En la trama, otro niño prodigio llamado Calculín –famoso personaje que llegó a tener su propio programa de televisión en los años ochenta– crea su propia Escuela de Altos Estudios, destinada a nutrir intelectualmente a una nueva generación de educandos villaleoninos (o villaleonicenses o como sea el gentilicio). Es entonces que hace su aparición el primitivo Hijitus, freak encantador que masculla un castellano monstruosamente latinizado, abusando de tantos signos de admiración como un Louis-Ferdinand Céline todavía más descontrolado. Este Hijitus en versión casi medieval, obliga a Pi-Pío, Calculín y compañía, a embarcarse en un viaje en el tiempo, regresando así al Egipto de los faraones para desbaratar el plan del siniestro Pakot-And-Punk, que no es otra cosa que un maligno antepasado de Paco Pum, némesis y doble maligno de nuestro héroe pollito.
Será un misterio el porqué dos de las personalidades más emblemáticas de la historieta criolla descienden de faraones. Patoruzú, nos cuenta su fantasiosa genealogía, es descendiente directo del faraón Patoruzek I. Ahora volvemos a descubrir que también Hijitus desciende de faraones: en este caso de un tal Amenembhitus. También será un misterio por qué García Ferré supo bautizar, en los tempranos cincuenta, a un faraón con un nombre que lleva apenas disimulada la palabra menem y un antiguo villano reencarnado con el seudónimo punk. Tampoco nadie tiene respuestas concluyentes de por qué en las sucesivas ediciones Hijitus fue bautizado con el nombre de Gregorio, reemplazando su inolvidable sombreritus por un bombín colorado.
No debería sorprender que la radical singularidad de Pi-Pío estuviera presente desde su primera manifestación. Como cuenta la historiadora Judith Gociol en el libro, García Ferré inauguró el período de profesionalización en la animación nacional, con cerca de 800 comerciales en su haber (los memoriosos recordarán a la pandilla de Mantecol, la gallina de Fanacoa, la banda de los quesitos Adler y tantos otros).

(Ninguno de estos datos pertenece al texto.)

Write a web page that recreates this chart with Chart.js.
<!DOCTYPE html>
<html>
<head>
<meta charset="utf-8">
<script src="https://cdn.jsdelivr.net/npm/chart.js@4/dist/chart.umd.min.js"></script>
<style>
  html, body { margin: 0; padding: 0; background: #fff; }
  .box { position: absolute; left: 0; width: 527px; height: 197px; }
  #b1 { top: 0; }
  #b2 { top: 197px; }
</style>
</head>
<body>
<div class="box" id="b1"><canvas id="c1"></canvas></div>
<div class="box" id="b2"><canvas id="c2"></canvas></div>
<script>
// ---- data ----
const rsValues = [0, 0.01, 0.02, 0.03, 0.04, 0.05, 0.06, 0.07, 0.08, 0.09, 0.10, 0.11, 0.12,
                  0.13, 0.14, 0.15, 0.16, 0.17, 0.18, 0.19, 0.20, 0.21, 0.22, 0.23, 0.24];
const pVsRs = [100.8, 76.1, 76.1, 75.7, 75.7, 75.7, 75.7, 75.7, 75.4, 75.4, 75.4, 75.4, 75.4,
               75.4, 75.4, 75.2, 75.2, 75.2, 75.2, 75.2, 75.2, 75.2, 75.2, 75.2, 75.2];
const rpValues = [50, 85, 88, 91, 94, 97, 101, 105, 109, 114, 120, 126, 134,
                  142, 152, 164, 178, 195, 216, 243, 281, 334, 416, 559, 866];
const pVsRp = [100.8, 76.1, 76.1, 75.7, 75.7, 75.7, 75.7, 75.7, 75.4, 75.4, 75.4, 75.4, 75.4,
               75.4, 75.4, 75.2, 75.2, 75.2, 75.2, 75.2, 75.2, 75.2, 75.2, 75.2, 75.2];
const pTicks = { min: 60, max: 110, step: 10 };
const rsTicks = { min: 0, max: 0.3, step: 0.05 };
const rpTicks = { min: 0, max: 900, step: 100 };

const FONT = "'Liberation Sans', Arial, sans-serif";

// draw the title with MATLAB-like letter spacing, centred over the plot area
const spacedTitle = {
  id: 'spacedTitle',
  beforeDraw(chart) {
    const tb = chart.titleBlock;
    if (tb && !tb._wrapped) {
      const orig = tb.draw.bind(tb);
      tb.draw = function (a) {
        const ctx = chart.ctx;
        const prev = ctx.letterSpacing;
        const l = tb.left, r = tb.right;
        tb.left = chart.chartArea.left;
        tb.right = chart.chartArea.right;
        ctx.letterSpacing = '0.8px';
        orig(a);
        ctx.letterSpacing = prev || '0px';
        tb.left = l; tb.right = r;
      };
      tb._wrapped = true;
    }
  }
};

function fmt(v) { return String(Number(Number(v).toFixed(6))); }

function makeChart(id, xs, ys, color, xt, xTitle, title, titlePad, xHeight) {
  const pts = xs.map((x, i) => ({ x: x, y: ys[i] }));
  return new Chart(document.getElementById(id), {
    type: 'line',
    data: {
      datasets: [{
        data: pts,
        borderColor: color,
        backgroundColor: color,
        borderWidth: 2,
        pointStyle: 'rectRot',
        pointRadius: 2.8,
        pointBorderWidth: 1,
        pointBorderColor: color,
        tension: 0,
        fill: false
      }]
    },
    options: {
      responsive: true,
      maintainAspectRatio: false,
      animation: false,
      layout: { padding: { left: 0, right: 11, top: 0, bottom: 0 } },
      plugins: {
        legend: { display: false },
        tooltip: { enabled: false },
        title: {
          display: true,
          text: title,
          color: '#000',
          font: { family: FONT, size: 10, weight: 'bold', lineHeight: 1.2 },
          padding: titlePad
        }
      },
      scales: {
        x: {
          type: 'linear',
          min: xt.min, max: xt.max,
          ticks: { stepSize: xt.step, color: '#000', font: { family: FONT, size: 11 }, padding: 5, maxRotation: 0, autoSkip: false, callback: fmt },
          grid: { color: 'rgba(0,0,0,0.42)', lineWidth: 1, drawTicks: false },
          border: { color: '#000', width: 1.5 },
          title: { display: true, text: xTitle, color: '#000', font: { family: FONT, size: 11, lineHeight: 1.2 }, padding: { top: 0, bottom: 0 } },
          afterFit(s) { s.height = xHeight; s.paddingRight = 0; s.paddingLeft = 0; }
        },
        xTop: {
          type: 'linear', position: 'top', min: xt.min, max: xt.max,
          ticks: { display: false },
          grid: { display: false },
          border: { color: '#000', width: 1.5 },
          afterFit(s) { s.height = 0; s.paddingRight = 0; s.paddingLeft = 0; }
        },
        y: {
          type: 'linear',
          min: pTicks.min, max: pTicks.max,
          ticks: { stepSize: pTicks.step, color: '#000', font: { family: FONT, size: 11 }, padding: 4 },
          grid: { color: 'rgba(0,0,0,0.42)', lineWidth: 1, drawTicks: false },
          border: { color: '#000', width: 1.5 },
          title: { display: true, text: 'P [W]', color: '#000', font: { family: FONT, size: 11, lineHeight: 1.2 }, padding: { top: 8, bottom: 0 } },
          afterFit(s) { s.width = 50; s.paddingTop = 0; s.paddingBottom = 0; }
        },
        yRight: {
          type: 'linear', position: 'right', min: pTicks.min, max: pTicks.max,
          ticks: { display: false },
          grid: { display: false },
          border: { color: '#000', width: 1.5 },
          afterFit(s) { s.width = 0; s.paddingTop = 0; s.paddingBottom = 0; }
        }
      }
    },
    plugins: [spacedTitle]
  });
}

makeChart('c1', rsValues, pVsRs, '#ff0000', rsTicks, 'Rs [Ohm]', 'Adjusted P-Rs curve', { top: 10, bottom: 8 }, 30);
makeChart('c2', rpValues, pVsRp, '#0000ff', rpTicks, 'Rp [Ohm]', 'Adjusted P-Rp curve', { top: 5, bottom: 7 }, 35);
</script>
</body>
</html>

El corto que presenta a Pi-Pío, sin embargo, es anterior. De una época, muy a principios de los años ’50, en que García Ferré “experimentaba con algunos cortos de animación pensados para el consumo familiar en hogares que poseían proyectores de 16 mm. La firma Ocypa vendía los aparatos con pequeños cortos protagonizados –entre otros– por Pi-Pío, el primer personaje público del artista”. Ni más ni menos que una animación silente.

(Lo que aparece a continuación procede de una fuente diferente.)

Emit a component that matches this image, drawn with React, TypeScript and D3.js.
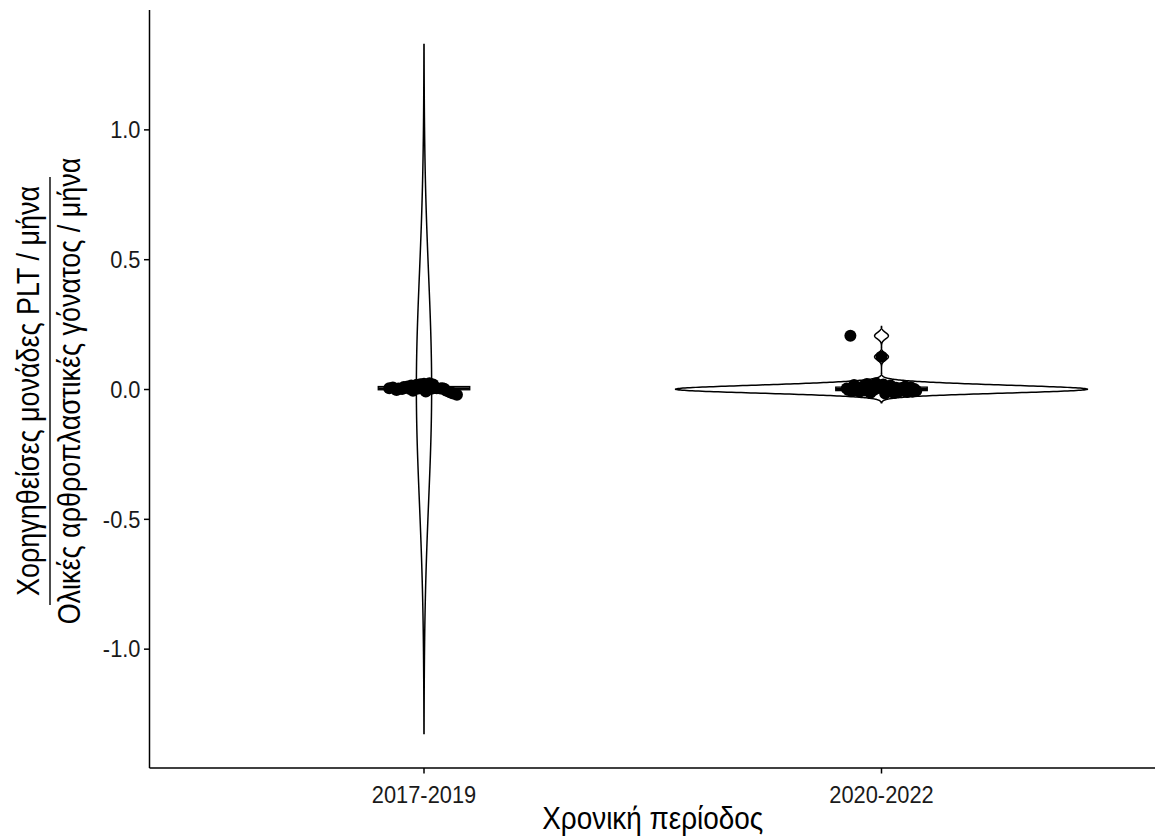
import React from "react";
import * as d3 from "d3";

const categories = ["2017-2019", "2020-2022"];

const values2017 = [
  0.005, 0.008, 0.004, 0.010, 0.012, 0.015, 0.018, 0.020, 0.022, 0.016,
  0.003, 0.006, 0.002, -0.002, -0.005, -0.008, 0.004, 0.003, 0.005, 0.019,
  0.024, 0.004, 0.003, -0.004, -0.010, -0.015, -0.020, -0.012, 0.004, 0.005,
];
const jitter2017 = [
  -0.95, -0.85, -0.7, -0.55, -0.45, -0.35, -0.2, -0.1, 0.0, 0.1,
  0.2, 0.3, -0.6, -0.75, -0.3, 0.05, 0.45, 0.55, 0.35, 0.25,
  0.15, -0.05, -0.4, 0.6, 0.7, 0.8, 0.9, 0.75, -0.15, 0.5,
];

const values2020 = [
  -0.015, -0.013, -0.012, -0.010, -0.009, -0.008, -0.007, -0.006, -0.005, -0.005,
  -0.004, -0.003, -0.002, -0.002, -0.001, 0.000, 0.000, 0.001, 0.001, 0.002,
  0.003, 0.003, 0.004, 0.005, 0.006, 0.007, 0.008, 0.009, 0.010, 0.012,
  0.013, 0.015, 0.017, 0.019, 0.021, 0.024, 0.004, 0.002, 0.126, 0.207,
];
const jitter2020 = [
  0.1, 0.35, -0.3, 0.7, -0.6, 0.85, 0.5, -0.8, 0.95, 0.2,
  -0.45, 0.6, -0.9, 0.3, -0.2, 0.75, -0.7, 0.45, -0.35, 0.9,
  -0.55, 0.15, -0.95, 0.55, -0.1, 0.4, -0.65, 0.8, -0.25, 0.65,
  -0.5, 0.25, -0.75, 0.05, -0.4, -0.15, 0.5, -0.85, 0.0, -0.85,
];

const bandwidths = [0.435, 0.012];

const yTicks = [-1.0, -0.5, 0.0, 0.5, 1.0];
const yTickLabels = ["-1.0", "-0.5", "0.0", "0.5", "1.0"];

const xTitle = "Χρονική περίοδος";
const yTitleTop = "Χορηγηθείσες μονάδες PLT / μήνα";
const yTitleBottom = "Ολικές αρθροπλαστικές γόνατος / μήνα";

const W = 1155;
const H = 836;
const left = 149.5;
const right = 1156;
const top = 10;
const bottom = 768;
const FONT = "'Liberation Sans', Arial, sans-serif";

function kde(values: number[], bw: number) {
  const lo = (d3.min(values) as number) - 3 * bw;
  const hi = (d3.max(values) as number) + 3 * bw;
  const n = 512;
  const pts: { v: number; d: number }[] = [];
  const c = 1 / (values.length * bw * Math.sqrt(2 * Math.PI));
  for (let i = 0; i < n; i++) {
    const v = lo + ((hi - lo) * i) / (n - 1);
    let s = 0;
    for (const x of values) {
      const z = (v - x) / bw;
      s += Math.exp(-0.5 * z * z);
    }
    pts.push({ v, d: s * c });
  }
  return pts;
}

export default function App() {
  const groups = [
    { cat: categories[0], values: values2017, jitter: jitter2017, bw: bandwidths[0] },
    { cat: categories[1], values: values2020, jitter: jitter2020, bw: bandwidths[1] },
  ];
  const dens = groups.map((g) => kde(g.values, g.bw));
  const allV = dens.flatMap((d) => d.map((p) => p.v));
  const vmin = d3.min(allV) as number;
  const vmax = d3.max(allV) as number;
  const pad = (vmax - vmin) * 0.05;
  const y = d3.scaleLinear().domain([vmin - pad, vmax + pad]).range([bottom, top]);
  const x = d3.scalePoint<string>().domain(categories).range([left, right]).padding(0.6);
  const step = x.step();
  const maxD = d3.max(dens.flatMap((d) => d.map((p) => p.d))) as number;
  const halfW = 0.45 * step;
  const cy = (top + bottom) / 2;

  return (
    <svg width={W} height={H} style={{ position: "absolute", left: 0, top: 0, background: "#fff" }}>
      <rect x={0} y={0} width={W} height={H} fill="#fff" />
      {groups.map((g, gi) => {
        const cx = x(g.cat) as number;
        const area = d3
          .area<{ v: number; d: number }>()
          .x0((p) => cx - (p.d / maxD) * halfW)
          .x1((p) => cx + (p.d / maxD) * halfW)
          .y((p) => y(p.v));
        const sorted = [...g.values].sort((a, b) => a - b);
        const q1 = d3.quantile(sorted, 0.25) as number;
        const q2 = d3.quantile(sorted, 0.5) as number;
        const q3 = d3.quantile(sorted, 0.75) as number;
        const bw = 0.1 * step;
        return (
          <g key={g.cat}>
            <path d={area(dens[gi]) || ""} fill="#fff" stroke="#000" strokeWidth={1.5} />
            <rect x={cx - bw} y={y(q3)} width={2 * bw} height={Math.max(0.5, y(q1) - y(q3))} fill="#fff" stroke="#000" strokeWidth={1.3} />
            <line x1={cx - bw} x2={cx + bw} y1={y(q2)} y2={y(q2)} stroke="#000" strokeWidth={2.4} />
            {g.values.map((v, i) => (
              <circle key={i} cx={cx + g.jitter[i] * 0.08 * step} cy={y(v)} r={6} fill="#000" />
            ))}
          </g>
        );
      })}
      {/* axes */}
      <line x1={left} x2={left} y1={top} y2={bottom} stroke="#000" strokeWidth={1.5} />
      <line x1={left} x2={right} y1={bottom} y2={bottom} stroke="#000" strokeWidth={1.5} />
      {yTicks.map((t, i) => (
        <g key={t}>
          <line x1={left - 5.5} x2={left} y1={y(t)} y2={y(t)} stroke="#000" strokeWidth={1.5} />
          <text
            transform={`translate(${left - 9}, ${y(t)}) scale(0.95, 1)`}
            dy="0.36em"
            textAnchor="end"
            fontFamily={FONT}
            fontSize={23}
            fill="#1a1a1a"
          >
            {yTickLabels[i]}
          </text>
        </g>
      ))}
      {categories.map((c) => (
        <g key={c}>
          <line x1={x(c)} x2={x(c)} y1={bottom} y2={bottom + 5.5} stroke="#000" strokeWidth={1.5} />
          <text
            transform={`translate(${x(c)}, ${bottom + 35}) scale(0.95, 1)`}
            textAnchor="middle"
            fontFamily={FONT}
            fontSize={23}
            fill="#1a1a1a"
          >
            {c}
          </text>
        </g>
      ))}
      <text
        transform={`translate(${(left + right) / 2}, 829) scale(0.9, 1)`}
        textAnchor="middle"
        fontFamily={FONT}
        fontSize={31}
        fill="#000"
      >
        {xTitle}
      </text>
      <g transform={`translate(0, ${cy + 2}) rotate(-90)`}>
        <text transform="translate(0, 39) scale(0.87, 1)" textAnchor="middle" fontFamily={FONT} fontSize={31} fill="#000">
          {yTitleTop}
        </text>
        <line x1={-214} x2={214} y1={50} y2={50} stroke="#000" strokeWidth={1.4} />
        <text transform="translate(0, 80) scale(0.87, 1)" textAnchor="middle" fontFamily={FONT} fontSize={31} fill="#000">
          {yTitleBottom}
        </text>
      </g>
    </svg>
  );
}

Tantos años después, esta inicial aparición cinematográfica de poco más de dos minutos, titulada “Soy feliz”, puede disfrutarse en YouTube y se reproduce en secuencia de fotogramas en el imperdible ejemplar de la Editorial Común.
Resta decir, que más allá de las facciones de admiradores y detractores, ya sólo por una genialidad como Pi-Pío, García Ferré merece la gloria eterna en el paraíso de los más grandes creadores que ha dado nuestro país.